In other words, many of us are still thinking largely in terms of temporal benefits, such as wealth, status and possession. These are the things, which we may reap immediately. These are the things that we can see or handle very soon after our investment of talent and time. Five hours a week spent attending night class is more or less guaranteed to reap a degree after a couple of years. Working overtime may reap overtime pay, or the satisfaction of having completed an assigned project or at least recognition of being hardworking by the boss, which will accrue to a future promotion.

Spiritual benefits, on the other hand, are intangible and hoped-for rather than available immediately, for we walk by faith, not by sight (2 Cor 5:7). Paul does indeed speak of godliness “having promise of the life that now is” (1 Tim 4:8). But these benefits are often unseen, unrecognised and unfelt. Thus, many of us are quick to excuse ourselves from them, and would rather make use of our time and talents for investments with tangible and more immediate benefits.


Beloved, I write all these not simply to tickle our minds as we ponder on the general lethargy that is plaguing the church of Christ in our age. I write all these that we may know our own heart’s condition, that our minds may be renewed to think differently, that we may withstand the wiles of the devil.

There are, of course, many other factors that determine our decisions and choices, such as whether we truly love the Lord more than the world; such as our present circumstantial limitations pertaining to children and work; and such as the ability or inability of the minister to preach messages that are considered worthwhile to hear. But whatever the case may be, I am sure that a skewed attitude of cost-benefit analysis is one of the ways in which many of us are being led astray rather naïvely.

Now, I am naïve to think that with this skewed attitude of cost-benefit analysis infecting so many of our minds, that this article will be read by a sufficient number of us to justify the hours put into it. In a certain sense, I am even more naïve to think that those who really need to read this and be challenged by it, will read it to this point or be challenged by it at all.
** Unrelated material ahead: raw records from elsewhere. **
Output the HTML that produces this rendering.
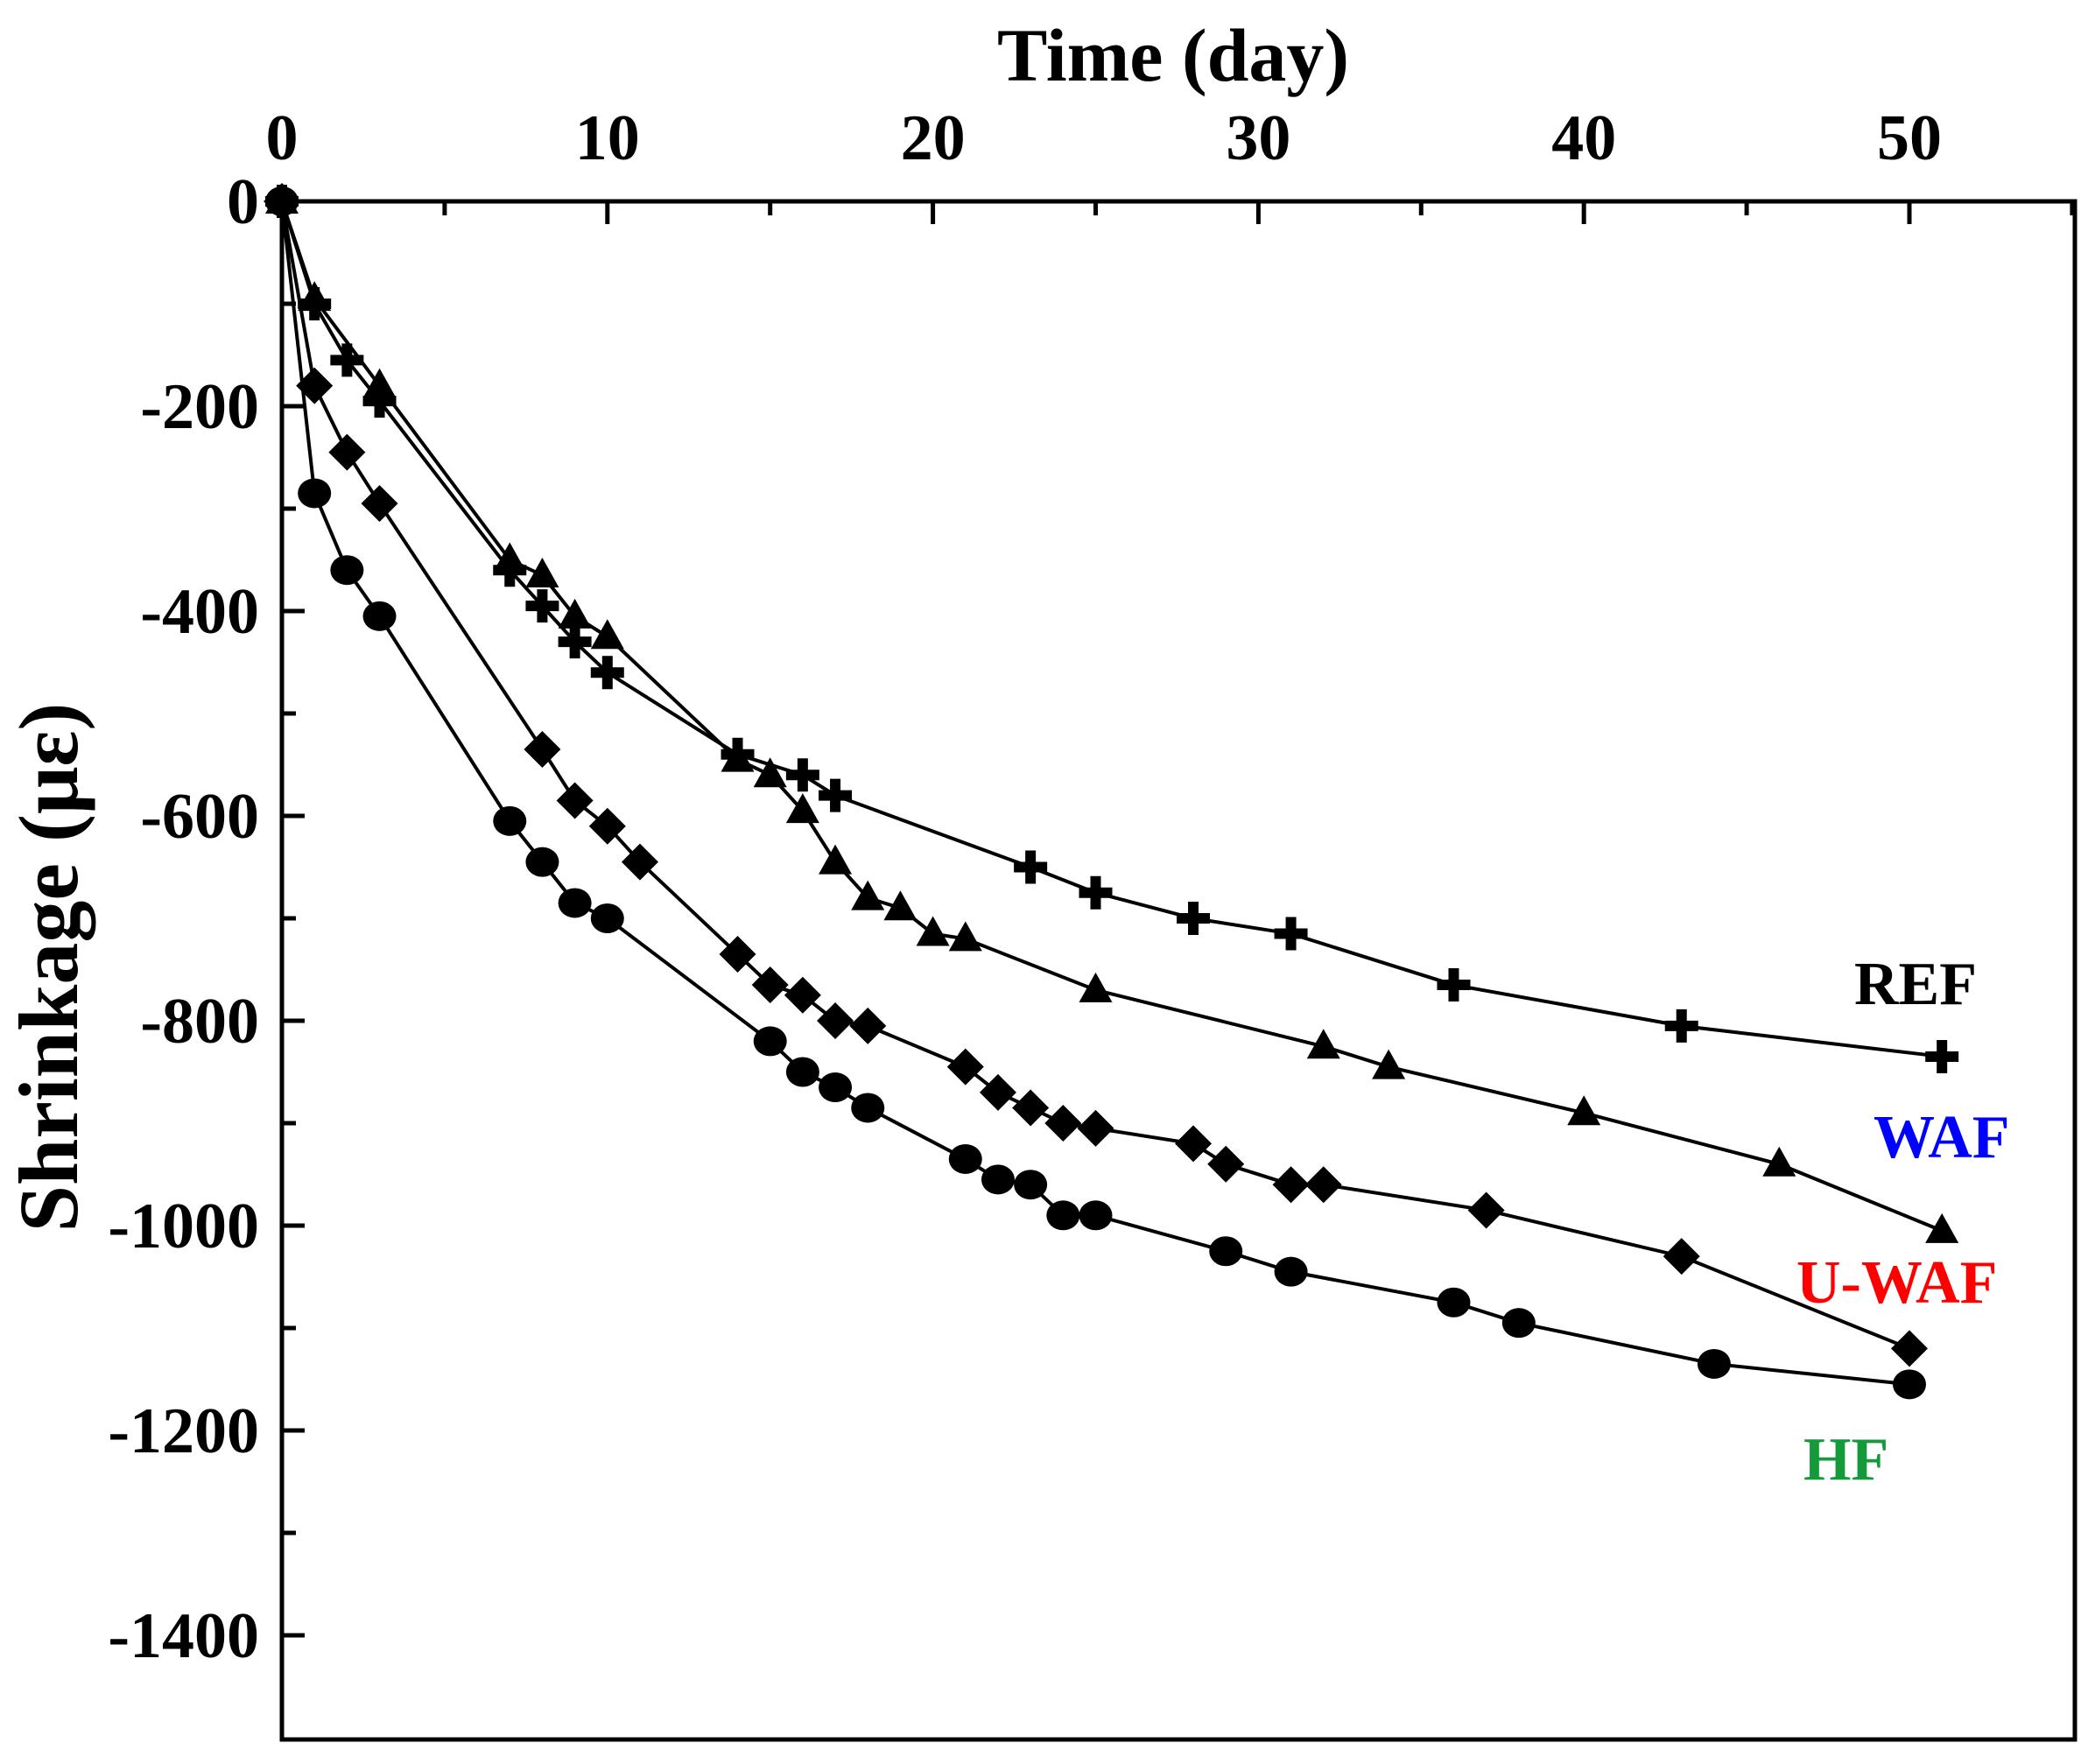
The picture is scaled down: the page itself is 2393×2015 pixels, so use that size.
<!DOCTYPE html>
<html><head><meta charset="utf-8"><style>
html,body{margin:0;padding:0;background:#fff}
svg{display:block}
text{font-family:"Liberation Serif",serif;font-weight:bold}
</style></head><body>
<svg id="chart" width="2393" height="2015" viewBox="0 0 2393 2015" xmlns="http://www.w3.org/2000/svg">
<g id="axes"></g>
<g id="series"></g>
<text x="1340" y="92" font-size="86" text-anchor="middle">Time (day)</text>
<text transform="translate(88,1105) rotate(-90)" font-size="96" text-anchor="middle">Shrinkage (<tspan font-family="'Liberation Serif','DejaVu Serif',serif">με</tspan>)</text>
<text x="2118" y="1147" font-size="70" fill="#000">REF</text>
<text x="2140" y="1322" font-size="70" fill="#0000ff">WAF</text>
<text x="2052" y="1488" font-size="70" fill="#ff0000">U-WAF</text>
<text x="2060" y="1690" font-size="70" fill="#149a3a">HF</text>
</svg>
<script>
const xTicks = [0,10,20,30,40,50];
const yTicks = [0,-200,-400,-600,-800,-1000,-1200,-1400];
const refX = [0,1,2,3,7,8,9,10,14,16,17,23,25,28,31,36,43,51];
const refY = [0,-100,-155,-195,-360,-395,-430,-460,-540,-560,-580,-650,-675,-700,-715,-765,-805,-835];
const wafX = [0,1,3,7,8,9,10,14,15,16,17,18,19,20,21,25,32,34,40,46,51];
const wafY = [0,-95,-180,-350,-365,-405,-425,-545,-560,-595,-645,-680,-690,-715,-720,-770,-825,-845,-890,-940,-1005];
const uwafX = [0,1,2,3,8,9,10,11,14,15,16,17,18,21,22,23,24,25,28,29,31,32,37,43,50];
const uwafY = [0,-180,-245,-295,-535,-585,-610,-645,-735,-765,-775,-800,-805,-845,-870,-885,-900,-905,-920,-940,-960,-960,-985,-1030,-1120];
const hfX = [0,1,2,3,7,8,9,10,15,16,17,18,21,22,23,24,25,29,31,36,38,44,50];
const hfY = [0,-285,-360,-405,-605,-645,-685,-700,-820,-850,-865,-885,-935,-955,-960,-990,-990,-1025,-1045,-1075,-1095,-1135,-1155];

const L=322,R=2370,T=230,B=1987;
function sx(v){return L+v*37.18;}
function sy(v){return T-v*1.170;}
const NS="http://www.w3.org/2000/svg";
function mk(tag,attrs,parent){const e=document.createElementNS(NS,tag);for(const k in attrs)e.setAttribute(k,attrs[k]);parent.appendChild(e);return e;}
const axes=document.getElementById('axes');
const frame=mk('rect',{x:L,y:T,width:R-L,height:B-T,fill:'none',stroke:'#000','stroke-width':5},axes);


for(let d=0;d<=55;d+=5){
  if(sx(d)>R)break;
  const len=d%10===0?26:16;
  const t=mk('line',{x1:sx(d),y1:T,x2:sx(d),y2:T+len,stroke:'#000','stroke-width':5},axes);
  
  
}
xTicks.forEach(v=>{
  const t=mk('text',{x:sx(v),y:182,'font-size':74,'text-anchor':'middle'},axes);
  t.textContent=v;
  
  
});
for(let v=0;v>=-1400;v-=100){
  const len=v%200===0?26:16;
  const t=mk('line',{x1:L,y1:sy(v),x2:L+len,y2:sy(v),stroke:'#000','stroke-width':5},axes);
  
  
}
yTicks.forEach(v=>{
  const t=mk('text',{x:L-26,y:sy(v)+25,'font-size':74,'text-anchor':'end'},axes);
  t.textContent=v;
  
  
});
const ser=document.getElementById('series');
function marker(type,cx,cy,g){
  let e;
  if(type==='plus'){
    e=mk('path',{d:`M${cx-19} ${cy-6}h13v-13h12v13h13v12h-13v13h-12v-13h-13z`,fill:'#000'},g);
  }else if(type==='tri'){
    e=mk('path',{d:`M${cx} ${cy-20}L${cx+19} ${cy+14}L${cx-19} ${cy+14}Z`,fill:'#000'},g);
  }else if(type==='dia'){
    e=mk('path',{d:`M${cx} ${cy-21}L${cx+21} ${cy}L${cx} ${cy+21}L${cx-21} ${cy}Z`,fill:'#000'},g);
  }else{
    e=mk('ellipse',{cx:cx,cy:cy,rx:19,ry:17,fill:'#000'},g);
  }
  return e;
}
function drawSeries(name,xs,ys,type){
  const g=mk('g',{},ser);
  
  
  const pts=xs.map((x,i)=>sx(x)+','+sy(ys[i])).join(' ');
  const pl=mk('polyline',{points:pts,fill:'none',stroke:'#000','stroke-width':4},g);
  
  
  xs.forEach((x,i)=>{
    const m=marker(type,sx(x),sy(ys[i]),g);
    
    
  });
}
drawSeries('ref',refX,refY,'plus');
drawSeries('waf',wafX,wafY,'tri');
drawSeries('u-waf',uwafX,uwafY,'dia');
drawSeries('hf',hfX,hfY,'circ');
</script>
</body></html>
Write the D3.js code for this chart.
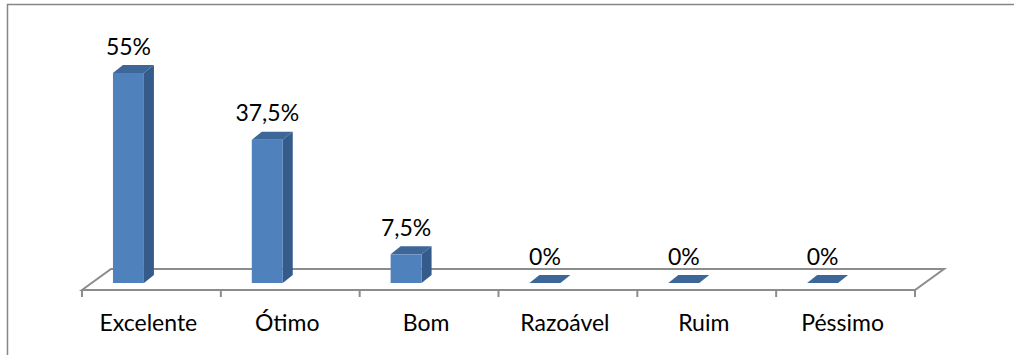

But I believe that the love of Christ will prevail and the Holy Spirit will illumine and convict all who are His. As long as there is a glimmering of faith in a professing believer, I will not give up; for I desire the glory of God, and I covet His best for His children whom Christ has redeemed. I will pray until Christ be formed in him (Gal 4:19). I will pray till he sees that it is more blessed to give than to receive. I will pray till he begins to live with eternity in view. I will provoke and encourage until his life is transformed by the renewing of his mind. Beloved, will you not join me to pray and to “exhort one another daily, while it is called To day; lest any of you be hardened through the deceitfulness of sin. For we are made partakers of Christ, if we hold the beginning of our confidence steadfast unto the end” (Heb 3:13–14).